Grüner Streit um DVU

Grüne befürchten Aufwertung der Deutschen Volksunion durch Aktuelle Stunde zur DVU-Postwurfsendung  ■  Aus Bonn Gerd Nowakowski

Auseinandersetzungen gab es in der Bundestagsfraktion der Grünen vor der für gestern angesetzten Aktuellen Stunde über die Postbeförderung von Propagandamaterial der Deutschen Volks-Union. Mit der öffentlichen Beschäftigung zu diesem Thema würden die rechtsradikalen Parteien ungewollt aufgewertet, kritisierten Fraktionsmitglieder. Der Berliner Abgeordnete Peter Sellin forderte, die Aktuelle Stunde vor den Wahlen in Berlin am kommenden Sonntag abzusetzen.

Demonstrationen und Auseinandersetzungen mit der Polizei gegen die in Berlin kandidierenden Republikaner hätten dazu beigetragen, „daß aus der unbedeutenden Gruppe ein Faktor geworden ist“, sagte Sellin. Jüngste Meinungsumfragen zeigen die Republikaner in Berlin inzwischen bei drei Prozent der Stimmen.

Auch der Abgeordente Eckhard Stratmann kritisierte unter heftigem Protest von Teilen der Fraktion einen blinden Antifachismus.
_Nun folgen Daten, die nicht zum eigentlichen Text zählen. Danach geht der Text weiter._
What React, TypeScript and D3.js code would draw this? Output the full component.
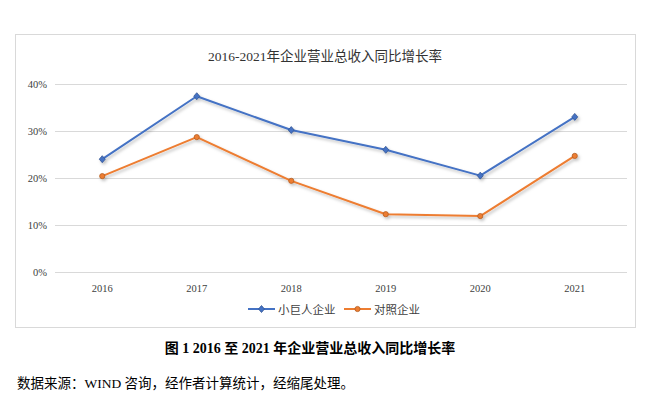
import React, { useRef, useEffect } from "react";
import * as d3 from "d3";

const years = ["2016", "2017", "2018", "2019", "2020", "2021"];
const giantValues = [24.0, 37.4, 30.2, 26.0, 20.5, 33.0];
const controlValues = [20.4, 28.7, 19.4, 12.3, 11.9, 24.7];
const yTicks = [0, 10, 20, 30, 40];
const seriesNames = ["小巨人企业", "对照企业"];

const FONT = "'Liberation Serif', 'Noto Sans CJK SC', serif";
const CJK = "'Noto Sans CJK SC', 'Liberation Serif', serif";

const App = () => {
  const ref = useRef<SVGSVGElement>(null);

  useEffect(() => {
    const svg = d3.select(ref.current);
    svg.selectAll("*").remove();

    const W = 664,
      H = 398;
    const plot = { left: 55, right: 622, top: 84, bottom: 272 };

    svg.append("rect").attr("width", W).attr("height", H).attr("fill", "#fff");

    // chart frame
    svg
      .append("rect")
      .attr("x", 15.5)
      .attr("y", 34.5)
      .attr("width", 620)
      .attr("height", 293)
      .attr("fill", "#fff")
      .attr("stroke", "#d9d9d9");

    svg
      .append("text")
      .attr("x", 325)
      .attr("y", 61)
      .attr("text-anchor", "middle")
      .attr("font-family", FONT)
      .attr("font-size", 13.5)
      .attr("fill", "#333")
      .text("2016-2021年企业营业总收入同比增长率");

    const x = d3.scaleBand().domain(years).range([plot.left, plot.right]);
    const y = d3.scaleLinear().domain([0, 40]).range([plot.bottom, plot.top]);
    const cx = (d: string) => (x(d) as number) + x.bandwidth() / 2;

    const defs = svg.append("defs");
    const f = defs
      .append("filter")
      .attr("id", "shadow")
      .attr("x", "-10%")
      .attr("y", "-10%")
      .attr("width", "120%")
      .attr("height", "130%");
    f.append("feDropShadow")
      .attr("dx", 1.5)
      .attr("dy", 2)
      .attr("stdDeviation", 1.5)
      .attr("flood-color", "#000")
      .attr("flood-opacity", 0.25);

    const grid = svg.append("g");
    yTicks.forEach((t) => {
      grid
        .append("line")
        .attr("x1", plot.left)
        .attr("x2", plot.right + 5)
        .attr("y1", Math.round(y(t)) + 0.5)
        .attr("y2", Math.round(y(t)) + 0.5)
        .attr("stroke", "#d9d9d9");
      grid
        .append("text")
        .attr("x", 47)
        .attr("y", y(t) + 4)
        .attr("text-anchor", "end")
        .attr("font-family", FONT)
        .attr("font-size", 10.5)
        .attr("fill", "#404040")
        .text(`${t}%`);
    });

    years.forEach((yr) => {
      svg
        .append("text")
        .attr("x", cx(yr))
        .attr("y", 292)
        .attr("text-anchor", "middle")
        .attr("font-family", FONT)
        .attr("font-size", 10.5)
        .attr("fill", "#404040")
        .text(yr);
    });

    const line = d3
      .line<number>()
      .x((_, i) => cx(years[i]))
      .y((d) => y(d));

    const series = [
      { values: giantValues, color: "#4472c4", shape: "diamond" },
      { values: controlValues, color: "#ed7d31", shape: "circle" },
    ];

    const drawMarker = (
      g: d3.Selection<SVGGElement, unknown, null, undefined>,
      shape: string,
      color: string,
      px: number,
      py: number
    ) => {
      if (shape === "diamond") {
        g.append("path")
          .attr("d", `M${px},${py - 3.5}L${px + 3},${py}L${px},${py + 3.5}L${px - 3},${py}Z`)
          .attr("fill", color)
          .attr("stroke", d3.color(color)!.darker(0.8).toString())
          .attr("stroke-width", 0.8);
      } else {
        g.append("circle")
          .attr("cx", px)
          .attr("cy", py)
          .attr("r", 2.6)
          .attr("fill", color)
          .attr("stroke", d3.color(color)!.darker(0.8).toString())
          .attr("stroke-width", 0.8);
      }
    };

    series.forEach((s) => {
      const g = svg.append("g").attr("filter", "url(#shadow)");
      g.append("path")
        .datum(s.values)
        .attr("fill", "none")
        .attr("stroke", s.color)
        .attr("stroke-width", 2)
        .attr("stroke-linejoin", "round")
        .attr("d", line);
      s.values.forEach((v, i) => drawMarker(g, s.shape, s.color, cx(years[i]), y(v)));
    });

    // legend
    const legendItems = [
      { x: 248, color: series[0].color, shape: series[0].shape, name: seriesNames[0] },
      { x: 344, color: series[1].color, shape: series[1].shape, name: seriesNames[1] },
    ];
    legendItems.forEach((l) => {
      const g = svg.append("g");
      g.append("line")
        .attr("x1", l.x)
        .attr("x2", l.x + 27)
        .attr("y1", 309)
        .attr("y2", 309)
        .attr("stroke", l.color)
        .attr("stroke-width", 2);
      drawMarker(g, l.shape, l.color, l.x + 13.5, 309);
      g.append("text")
        .attr("x", l.x + 30)
        .attr("y", 313.5)
        .attr("font-family", CJK)
        .attr("font-size", 11.5)
        .attr("fill", "#404040")
        .text(l.name);
    });

    svg
      .append("text")
      .attr("x", 310)
      .attr("y", 353)
      .attr("text-anchor", "middle")
      .attr("font-family", FONT)
      .attr("font-weight", "bold")
      .attr("font-size", 14)
      .attr("fill", "#000")
      .text("图 1 2016 至 2021 年企业营业总收入同比增长率");

    svg
      .append("text")
      .attr("x", 17)
      .attr("y", 388)
      .attr("font-family", FONT)
      .attr("font-size", 13.5)
      .attr("fill", "#000")
      .text("数据来源：WIND 咨询，经作者计算统计，经缩尾处理。");
  }, []);

  return (
    <svg
      ref={ref}
      width={664}
      height={398}
      style={{ position: "absolute", left: 0, top: 0, display: "block" }}
    />
  );
};

export default App;
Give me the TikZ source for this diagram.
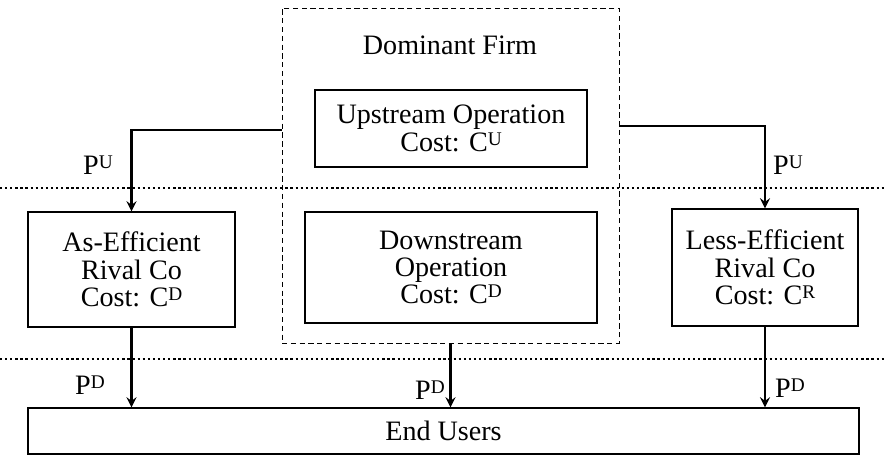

Dabei bestehe wie im Falle der am vergangenen Wochenende verhinderten Gründung eines DVU-Landesverbands in Nordrhein-Westfalen die Gefahr, daß von links eine „Gewaltsprirale“ angezogen werde. Auseinandersetzungen, warum besonders Jungwähler sich angesprochen fühlten, würden bei den Grünen nicht geführt, sagte Sellin. Statt zu problematisieren, daß die Grünen offenbar nicht länger „Hoffnungsträger zur Lösung sozialer Probleme“ wie Arbeitslosigkeit seien, kultiviere man ein „überhebliches Gefühl“ des „Antifaschisten“, in dem selbst Postminister Schwarz-Schilling zum „Ersatz-Faschisten“ werde.

Angesichts der öffentlichehen Auseinandersetzungen um die Postwurfsendung sowie den um sich greifenden Widerstand unter Postbediensteten und -gewerkschaftern habe die Aktuelle Stunde ihre Berechtigung, wurde Sellin und Stratmann von der Fraktionsmehrheit entgegengehalten. Die Berlinerin Ellen Olms, die für die Grünen in der Aktuellen Stunde sprechen wird, betonte, gegen die Aktivitäten der Neonazis müsse „an jeder Stelle und an jedem Ort“ protestiert werden. Der Hinweis auf eine Aufwertung der Rechten durch öffentliche Auseinandersetzung sei eine „total falsche Argumentation“. Ziel der Aktuellen Stunde sei es darüber hinaus, Parrallelen zur Politik der CDU, wie in der Ausländerfrage, aufzuzeigen.

Bereits auf der lezten Bundeshauptausschußsitzung der Grünen Mitte Januar hatte es eine Kontroverse gegeben, wie sich der Vertreter der Grünen im Bundeswahlausschuß bei der Zulassungsfrage für die aus NPD und DVU gebildeten „Liste D“ verhalten solle.